Six decades later nothing has changed. I still can’t bring myself to part with things on the off chance I might need and/or want them someday, even though I know my children will, after I’m gone, curse me for leaving them to wade through belongings they won’t understand why I kept.

“WTF is this?” one will ask, pulling a musty multi-page document, stapled between two sheets of faded red and green construction paper, out of a box.

“I dunno and I don’t care”, the other will respond, grabbing it and hurling into a garbage bag the December, 1960, issue of Tiger Tales, the mimeographed school newsletter from the Auxvasse Elementary/Jr. High/High School for which I was personally chosen that month by my teacher, Mrs. Scanlon, to report the Fourth Grade Class News, one of the first bylines I ever earned.

I sometimes wish I weren’t a pack rat, especially now that my wife and I are packing up the Connecticut house in which we’ve lived since 1991 – more than one-third of our lives. It has sold and, according to the contract, we’re supposed to leave it “broom clean” when the buyers take possession September 26.

Fat chance. Maybe by September 26, 2017, but no way we're going to be able to cull through all that stuff in a month. We’re simply going to have to move it all to Florida with us.

While it’s well known that pack rats generally marry neat-niks who toss things they won’t be needing within the next week into the trash, our marriage is an exception. My wife is a pack rat, too. It’s just that we’re pack rats about different things.

She’s a pack rat about clothes. For instance, she is moving 300 cashmere sweaters – all of which look exactly alike except for slight color variations – to Florida. I point out it is hardly ever sweater weather in Florida ­­– even in January – and that, if she wears a different sweater on each of the 30 cool evenings Florida gets in any given year, she can wear a unique one each time for a decade. She ignores me.

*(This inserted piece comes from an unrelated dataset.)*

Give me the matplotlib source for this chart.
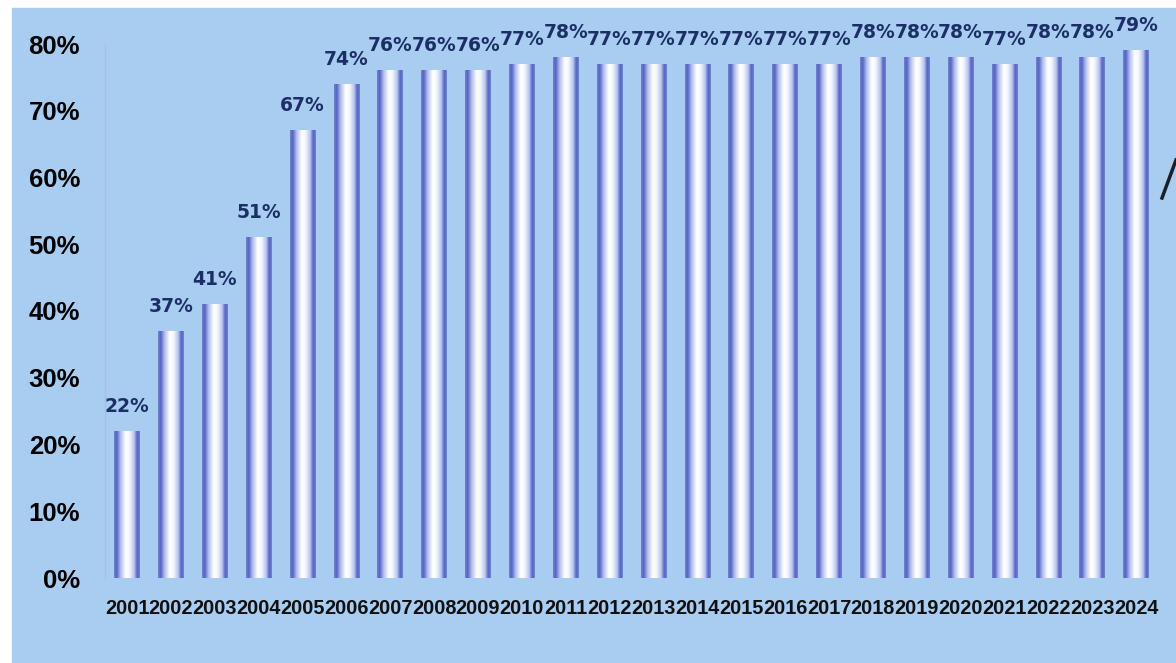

Just as I ignore her when she complains about all the photos and documents I insist on bringing with us. So far I have filled five 18 x 24 x 12 boxes with them and that’s just from the second story – I haven’t moved down to the first floor yet. Amazing when you consider we haven’t taken a picture that has been printed on photo paper this millennium.

Dozens (and dozens and dozens) of those photos, naturally, are framed and I’m packing the frames, too, but it’s not like they’ve been on display. They’ve been stashed at the bottom of closets and behind bookcase doors. Most were moved in 1991 from our first house here in Wilton, Conn., to which they had been moved in 1985 from our condo in Norwalk, Conn., to which they were moved in 1983 from our apartment in Manhattan to which they were moved in 1978 from our Chicago high-rise.

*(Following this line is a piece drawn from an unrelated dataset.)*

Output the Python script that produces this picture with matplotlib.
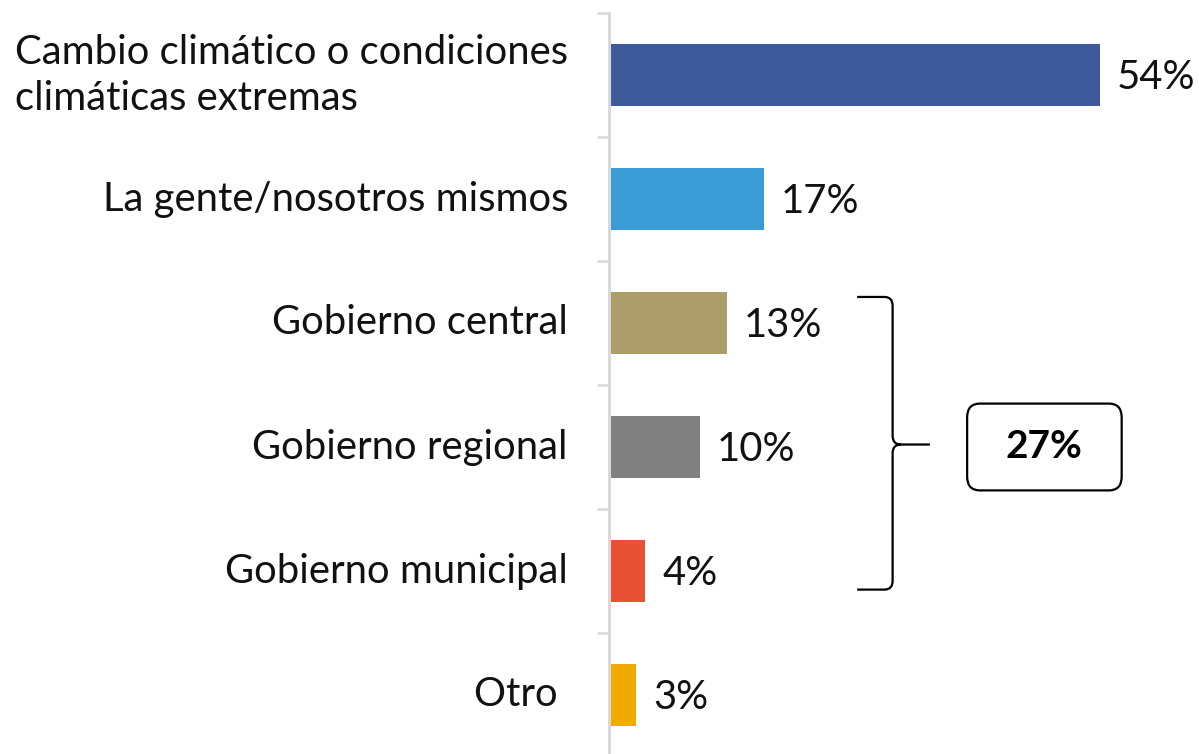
import matplotlib
matplotlib.use("Agg")
import matplotlib.pyplot as plt
from matplotlib.path import Path
from matplotlib.patches import PathPatch, FancyBboxPatch

categories = ["Cambio climático o condiciones\nclimáticas extremas",
              "La gente/nosotros mismos",
              "Gobierno central",
              "Gobierno regional",
              "Gobierno municipal",
              "Otro "]
values = [54, 17, 13, 10, 4, 3]
value_labels = ["54%", "17%", "13%", "10%", "4%", "3%"]
colors = ["#3F5A9A", "#3A9BD5", "#AB9E6A", "#808080", "#E95137", "#F0AB00"]
group_total = "27%"

plt.rcParams['font.family'] = ['Lato', 'DejaVu Sans']
W, H = 1199, 754
fig = plt.figure(figsize=(W / 100, H / 100), dpi=100)
ax = fig.add_axes([609 / W, 1 - 757 / H, (W - 609) / W, (757 - 13) / H])

n = len(categories)
pos = list(range(n))
ax.barh(pos, values, height=0.5, color=colors, zorder=2)
ax.set_ylim(n - 0.5, -0.5)
ax.set_xlim(0, (W - 609) / 9.09)

for s in ["top", "right", "bottom"]:
    ax.spines[s].set_visible(False)
ax.spines["left"].set_color("#D9D9D9")
ax.spines["left"].set_linewidth(2.2)
ax.set_xticks([])
ax.set_yticks([i - 0.5 for i in range(n + 1)])
ax.set_yticklabels([])
ax.tick_params(axis="y", length=9, width=1.8, color="#D9D9D9")

fs = 28.8
for i, (c, v, lab) in enumerate(zip(categories, values, value_labels)):
    ax.text(-41 / 9.09, i, c, ha="right", va="center", multialignment="left",
            fontsize=fs, color="#111111", linespacing=1.3)
    ax.text(v + 17 / 9.09, i + 0.02, lab, ha="left", va="center", fontsize=fs, color="#111111")

# bracket
x0, x1, xm = 27.3, 31.2, 35.3
yt, yb, ym = 1.79, 4.15, 2.98
rx, ry = 0.9, 0.07
verts = [(x0, yt), (x1 - rx, yt), (x1, yt), (x1, yt + ry),
         (x1, ym - ry), (x1, ym), (x1 + rx, ym), (xm, ym),
         (x1 + rx, ym), (x1, ym), (x1, ym + ry),
         (x1, yb - ry), (x1, yb), (x1 - rx, yb), (x0, yb)]
codes = [Path.MOVETO, Path.LINETO, Path.CURVE3, Path.CURVE3,
         Path.LINETO, Path.CURVE3, Path.CURVE3, Path.LINETO,
         Path.MOVETO, Path.CURVE3, Path.CURVE3,
         Path.LINETO, Path.CURVE3, Path.CURVE3, Path.LINETO]
ax.add_patch(PathPatch(Path(verts, codes), fill=False, lw=1.6, color="black", clip_on=False))

box = FancyBboxPatch((39.4, 2.65), 17.0, 0.70, boxstyle="round,pad=0,rounding_size=1.4",
                     mutation_aspect=0.08, fill=False, lw=1.6, ec="black", clip_on=False)
ax.add_patch(box)
ax.text(47.9, 3.0, group_total, ha="center", va="center", fontsize=28, fontweight="bold", color="black")

fig.savefig("out.png", dpi=100)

I can’t bring myself to throw away precious treasures like the framed photo of our first dog, a corgi-dachshund named Sybil (who went to that big boneyard in the sky 27 years ago), and me accepting a ribbon for Sybil’s second-place finish out of a field of 80 dogs at a Chicago obedience school. She would have won first had she not suddenly sat bolt upright through her 60-second “down-stay” command. I was so proud – every bit as proud as when I later watched one son cross the stage to accept his law degree and the other his Master’s.

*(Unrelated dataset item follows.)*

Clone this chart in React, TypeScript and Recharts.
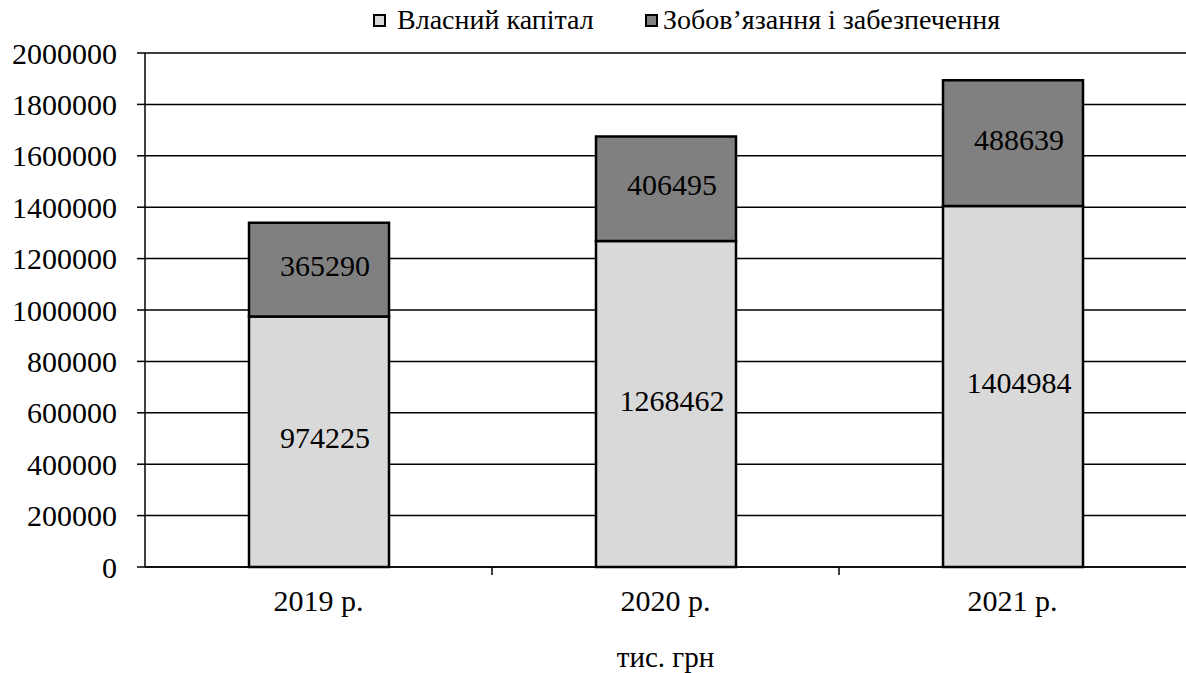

I have no photos of those events, naturally, because they took place in the digital age.  

But Sybil’s framed graduation pic? I’d like to be buried with it. Along with all the thousands and thousands of other photos and documents I’ve saved, from a photo of me finding the fire engine the Easter Bunny left behind the propane tank in 1954 to an insurance policy I’m pretty sure expired in 1992 but want to keep just in case it didn’t.

Which means, I suppose, that my final resting place will be a landfill.

Because that’s the only place that will ever be able to accommodate me and all my stuff.